The impairment is only part of the story. The bigger change is that management has reset expectations for an overseas wellness push that it had been building through SENN INC., its California subsidiary established in August 2023, and a cross-border e-commerce business acquired later that year. Tea Life said recent US tariff policy and the worsening situation in the Middle East pushed that business below its original plan, prompting a review of profitability and growth prospects. The impairment includes ¥14 million of goodwill, ¥14 million of software and ¥6 million of other assets.
Management's explanation for the broader downgrade was a squeeze on the wellness business from several directions at once. The company said slower growth in TV shopping, a shrinking catalog market and fiercer competition in e-commerce malls hurt sales, while raw-material costs, delivery costs, external mall commissions and upfront spending on the US market weighed on profit. By contrast, Tea Life said its logistics business continues to expand a stable customer base and should still deliver full-year sales and profit growth.

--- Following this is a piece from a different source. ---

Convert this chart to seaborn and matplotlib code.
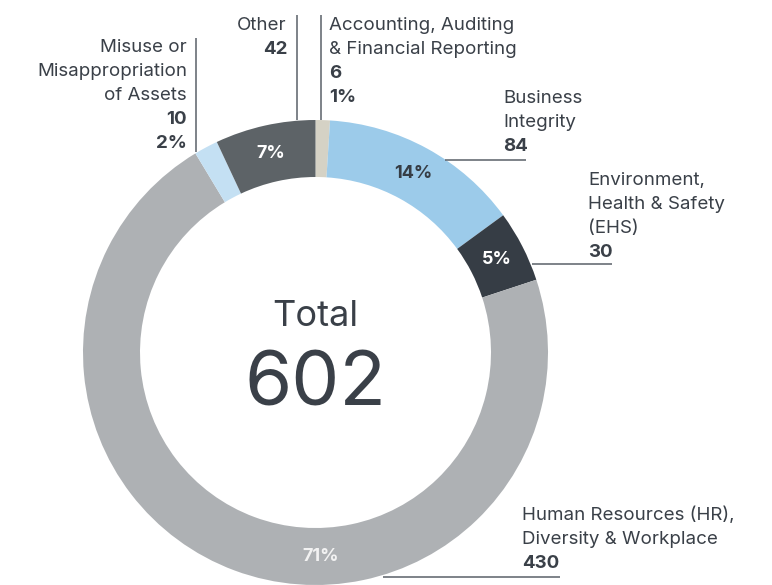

The third-quarter figures already showed that split. For the nine months to April 30, group sales fell 8.2% to ¥7,955 million and operating profit dropped 31.7% to ¥195 million. Within that, wellness sales fell 9.3% to ¥7,232 million and segment profit slid 72.4% to ¥38 million, while logistics sales rose 4.6% to ¥722 million and segment profit increased 6.9% to ¥156 million.
Tea Life left its year-end dividend forecast unchanged at ¥15 a share and said its shareholder benefit program would also stay in place. Management described the impairment as a conservative decision that should reduce amortisation charges from next year and help improve the earnings structure, while also promising faster portfolio optimisation, partnerships and the use of external capital. What remains unclear is how much of the downgrade comes specifically from tariff policy and Middle East conditions, and how much comes from weaker domestic channels, because the company did not break out those effects. Forecasts, as ever, remain management estimates rather than finished facts.